AVAILABLE DATA:
** begin **

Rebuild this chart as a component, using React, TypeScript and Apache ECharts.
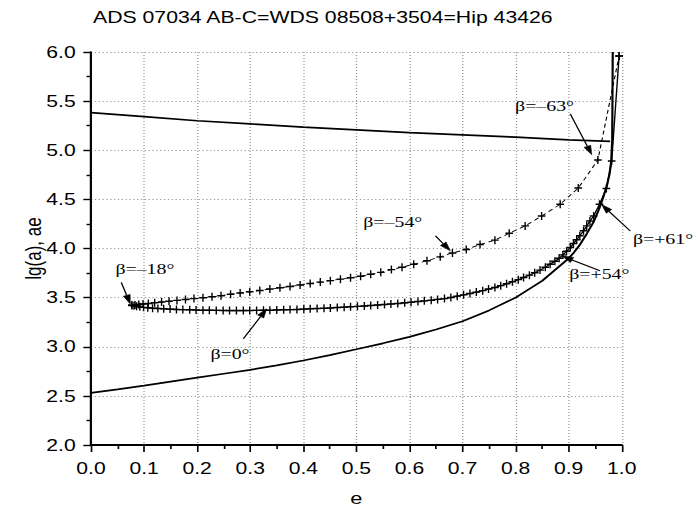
import React, { useEffect, useRef } from "react";
import * as echarts from "echarts";

const TITLE = "ADS 07034 AB-C=WDS 08508+3504=Hip 43426";
const X_NAME = "e";
const Y_NAME = "lg(a), ae";

// Series A: dashed branch with + markers (β=-18° ... β=-54° ... β=-63°)
const eA = [0.077, 0.083, 0.09, 0.098, 0.108, 0.12, 0.133, 0.147, 0.162, 0.178, 0.194, 0.211, 0.228, 0.245, 0.263, 0.281, 0.299, 0.318, 0.337, 0.356, 0.375, 0.394, 0.413, 0.432, 0.451, 0.47, 0.489, 0.508, 0.527, 0.546, 0.566, 0.586, 0.608, 0.633, 0.658, 0.681, 0.707, 0.733, 0.761, 0.788, 0.818, 0.849, 0.884, 0.918, 0.955, 0.995];
const lgA = [3.42, 3.425, 3.43, 3.435, 3.44, 3.447, 3.455, 3.463, 3.472, 3.481, 3.49, 3.498, 3.508, 3.52, 3.535, 3.548, 3.56, 3.573, 3.587, 3.6, 3.614, 3.628, 3.643, 3.658, 3.673, 3.688, 3.703, 3.718, 3.737, 3.757, 3.785, 3.81, 3.84, 3.875, 3.915, 3.955, 3.99, 4.04, 4.085, 4.155, 4.23, 4.33, 4.45, 4.615, 4.9, 5.96];

// Series B: solid branch with + markers (β=0° ... β=+54° ... β=+61°)
const eB = [0.077, 0.081, 0.086, 0.092, 0.099, 0.107, 0.116, 0.126, 0.137, 0.149, 0.161, 0.173, 0.186, 0.198, 0.211, 0.223, 0.236, 0.249, 0.261, 0.274, 0.287, 0.299, 0.312, 0.325, 0.337, 0.35, 0.363, 0.375, 0.388, 0.401, 0.413, 0.426, 0.439, 0.451, 0.464, 0.477, 0.489, 0.502, 0.515, 0.527, 0.54, 0.553, 0.565, 0.578, 0.591, 0.603, 0.616, 0.628, 0.641, 0.653, 0.666, 0.678, 0.69, 0.702, 0.714, 0.726, 0.738, 0.749, 0.761, 0.772, 0.783, 0.794, 0.805, 0.815, 0.826, 0.836, 0.846, 0.856, 0.865, 0.874, 0.882, 0.889, 0.896, 0.903, 0.909, 0.915, 0.921, 0.928, 0.934, 0.94, 0.947, 0.958, 0.971, 0.981, 0.995];
const lgB = [3.425, 3.418, 3.412, 3.406, 3.401, 3.397, 3.393, 3.389, 3.386, 3.383, 3.38, 3.378, 3.376, 3.374, 3.372, 3.371, 3.37, 3.369, 3.368, 3.368, 3.368, 3.369, 3.37, 3.371, 3.372, 3.374, 3.376, 3.378, 3.38, 3.383, 3.386, 3.389, 3.392, 3.395, 3.399, 3.403, 3.407, 3.411, 3.415, 3.42, 3.425, 3.43, 3.435, 3.441, 3.447, 3.453, 3.46, 3.467, 3.474, 3.482, 3.49, 3.502, 3.515, 3.528, 3.542, 3.556, 3.571, 3.587, 3.604, 3.622, 3.641, 3.661, 3.683, 3.705, 3.729, 3.754, 3.78, 3.81, 3.84, 3.87, 3.9, 3.935, 3.972, 4.01, 4.05, 4.09, 4.13, 4.18, 4.23, 4.28, 4.33, 4.45, 4.61, 4.89, 5.96];

// Curve C: lower bound (solid)
const eC = [0, 0.05, 0.1, 0.15, 0.2, 0.25, 0.3, 0.35, 0.4, 0.45, 0.5, 0.55, 0.6, 0.65, 0.7, 0.75, 0.8, 0.85, 0.9, 0.91, 0.92, 0.934, 0.947, 0.957, 0.965, 0.972, 0.977, 0.98, 0.982, 0.983];
const lgC = [2.53, 2.567, 2.605, 2.645, 2.685, 2.725, 2.765, 2.81, 2.86, 2.915, 2.975, 3.035, 3.1, 3.175, 3.26, 3.37, 3.5, 3.67, 3.9, 3.96, 4.03, 4.15, 4.27, 4.4, 4.52, 4.64, 4.76, 4.88, 5.1, 6.0];

// Curve D: upper bound (solid)
const eD = [0, 0.1, 0.2, 0.3, 0.4, 0.5, 0.6, 0.7, 0.8, 0.9, 0.978];
const lgD = [5.383, 5.342, 5.3, 5.268, 5.235, 5.207, 5.18, 5.157, 5.133, 5.106, 5.09];

// Annotations (data coordinates)
const notes = [
  { text: "β=–63°", at: [0.799, 5.45], from: [0.903, 5.37], to: [0.9435, 4.955] },
  { text: "β=–54°", at: [0.513, 4.276], from: [0.649, 4.128], to: [0.677, 3.976] },
  { text: "β=–18°", at: [0.046, 3.79], from: [0.057, 3.656], to: [0.074, 3.436] },
  { text: "β=0°", at: [0.225, 2.93], from: [0.287, 3.082], to: [0.331, 3.386] },
  { text: "β=+54°", at: [0.901, 3.74], from: [0.959, 3.773], to: [0.887, 3.925] },
  { text: "β=+61°", at: [1.021, 4.104], from: [1.016, 4.178], to: [0.962, 4.448] },
];

const PLUS = "path://M4.1,0h1.8v4.1h4.1v1.8h-4.1v4.1h-1.8v-4.1h-4.1v-1.8h4.1z";

// the reference picture is stretched horizontally
const SX = 1.28;
const W = 694;
const H = 511;

const zip = (xs: number[], ys: number[]) => xs.map((x, i) => [x, ys[i]]);

export default function App() {
  const ref = useRef<HTMLDivElement>(null);
  useEffect(() => {
    if (!ref.current) return;
    const chart = echarts.init(ref.current, undefined, { renderer: "svg" });
    const sans = "Liberation Sans";
    const k = 1 / SX;
    chart.setOption({
      animation: false,
      backgroundColor: "#fff",
      title: {
        text: TITLE,
        left: 93 * k,
        top: 9,
        padding: 0,
        textStyle: { fontFamily: sans, fontSize: 16.6, fontWeight: "normal", color: "#000" },
      },
      grid: { left: 91 * k, right: 72 * k, top: 52, bottom: 64, containLabel: false },
      xAxis: {
        type: "value",
        min: 0,
        max: 1,
        interval: 0.1,
        name: X_NAME,
        nameLocation: "middle",
        nameGap: 44,
        nameMoveOverlap: false,
        nameTextStyle: { fontFamily: sans, fontSize: 17, color: "#000" },
        axisLine: { show: true, onZero: false, lineStyle: { color: "#000", width: 2 } },
        axisTick: { show: true, inside: false, length: 7, lineStyle: { color: "#000", width: 1.3 } },
        minorTick: { show: true, splitNumber: 2, length: 4, lineStyle: { color: "#000", width: 1.3 } },
        axisLabel: { formatter: (v: number) => v.toFixed(1), fontFamily: sans, fontSize: 16.5, color: "#000", margin: 15 },
        splitLine: { show: true, lineStyle: { color: "#999", type: [1, 2], width: 1 } },
      },
      yAxis: {
        type: "value",
        min: 2,
        max: 6,
        interval: 0.5,
        name: Y_NAME,
        nameLocation: "middle",
        nameGap: 37,
        nameRotate: 90,
        nameMoveOverlap: false,
        nameTextStyle: { fontFamily: sans, fontSize: 17, color: "#000" },
        axisLine: { show: true, onZero: false, lineStyle: { color: "#000", width: 1.7 } },
        axisTick: { show: true, inside: false, length: 6, lineStyle: { color: "#000", width: 1.4 } },
        minorTick: { show: true, splitNumber: 2, length: 3.5, lineStyle: { color: "#000", width: 1.4 } },
        axisLabel: { formatter: (v: number) => v.toFixed(1), fontFamily: sans, fontSize: 16.5, color: "#000", margin: 12 },
        splitLine: { show: true, lineStyle: { color: "#999", type: [1, 2], width: 1 } },
      },
      series: [
        {
          type: "line",
          data: zip(eC, lgC),
          showSymbol: false,
          symbol: "none",
          clip: true,
          lineStyle: { color: "#000", width: 1.7 },
          z: 3,
        },
        {
          type: "line",
          data: zip(eD, lgD),
          showSymbol: false,
          symbol: "none",
          clip: true,
          lineStyle: { color: "#000", width: 1.7 },
          z: 3,
        },
        {
          type: "line",
          data: zip(eA, lgA),
          symbol: PLUS,
          symbolSize: [6, 8],
          showAllSymbol: true,
          clip: true,
          itemStyle: { color: "#000" },
          lineStyle: { color: "#000", width: 0.9, type: [4, 3] },
          z: 4,
        },
        {
          type: "line",
          data: zip(eB, lgB),
          symbol: PLUS,
          symbolSize: [6, 8],
          showAllSymbol: true,
          clip: true,
          itemStyle: { color: "#000" },
          lineStyle: { color: "#000", width: 1.1 },
          z: 4,
        },
      ],
    });

    const px = (p: number[]) => chart.convertToPixel({ gridIndex: 0 }, p) as number[];
    const graphic: any[] = [];
    notes.forEach((n) => {
      const t = px(n.at);
      const a = px(n.from);
      const b = px(n.to);
      const dx = b[0] - a[0];
      const dy = b[1] - a[1];
      const len = Math.hypot(dx, dy) || 1;
      const ux = dx / len;
      const uy = dy / len;
      const hl = 9;
      const hw = 2.8;
      const bx = b[0] - ux * hl;
      const by = b[1] - uy * hl;
      graphic.push({
        type: "line",
        shape: { x1: a[0], y1: a[1], x2: bx, y2: by },
        style: { stroke: "#000", lineWidth: 1.1 },
        z: 100,
      });
      graphic.push({
        type: "polygon",
        shape: {
          points: [
            [b[0], b[1]],
            [bx - uy * hw, by + ux * hw],
            [bx + uy * hw, by - ux * hw],
          ],
        },
        style: { fill: "#000", stroke: "#000", lineWidth: 0.5 },
        z: 100,
      });
      graphic.push({
        type: "text",
        x: t[0],
        y: t[1],
        style: {
          text: n.text,
          fontFamily: "Liberation Serif",
          fontSize: 15.5,
          fill: "#000",
          align: "left",
          verticalAlign: "middle",
        },
        z: 101,
      });
    });
    chart.setOption({ graphic });

    return () => chart.dispose();
  }, []);

  return (
    <div
      style={{ position: "fixed", left: 0, top: 0, width: W, height: H, overflow: "hidden", background: "#fff" }}
    >
      <div
        ref={ref}
        style={{
          width: W / SX,
          height: H,
          transform: `scaleX(${SX})`,
          transformOrigin: "0 0",
        }}
      />
    </div>
  );
}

** end **

EXERCISE: Write out, word for word, the lines from the start of the data through the one holding "4.615, 4.9, 5.96];". Omit pictures.

SOLUTION:
Rebuild this chart as a component, using React, TypeScript and Apache ECharts.
import React, { useEffect, useRef } from "react";
import * as echarts from "echarts";

const TITLE = "ADS 07034 AB-C=WDS 08508+3504=Hip 43426";
const X_NAME = "e";
const Y_NAME = "lg(a), ae";

// Series A: dashed branch with + markers (β=-18° ... β=-54° ... β=-63°)
const eA = [0.077, 0.083, 0.09, 0.098, 0.108, 0.12, 0.133, 0.147, 0.162, 0.178, 0.194, 0.211, 0.228, 0.245, 0.263, 0.281, 0.299, 0.318, 0.337, 0.356, 0.375, 0.394, 0.413, 0.432, 0.451, 0.47, 0.489, 0.508, 0.527, 0.546, 0.566, 0.586, 0.608, 0.633, 0.658, 0.681, 0.707, 0.733, 0.761, 0.788, 0.818, 0.849, 0.884, 0.918, 0.955, 0.995];
const lgA = [3.42, 3.425, 3.43, 3.435, 3.44, 3.447, 3.455, 3.463, 3.472, 3.481, 3.49, 3.498, 3.508, 3.52, 3.535, 3.548, 3.56, 3.573, 3.587, 3.6, 3.614, 3.628, 3.643, 3.658, 3.673, 3.688, 3.703, 3.718, 3.737, 3.757, 3.785, 3.81, 3.84, 3.875, 3.915, 3.955, 3.99, 4.04, 4.085, 4.155, 4.23, 4.33, 4.45, 4.615, 4.9, 5.96];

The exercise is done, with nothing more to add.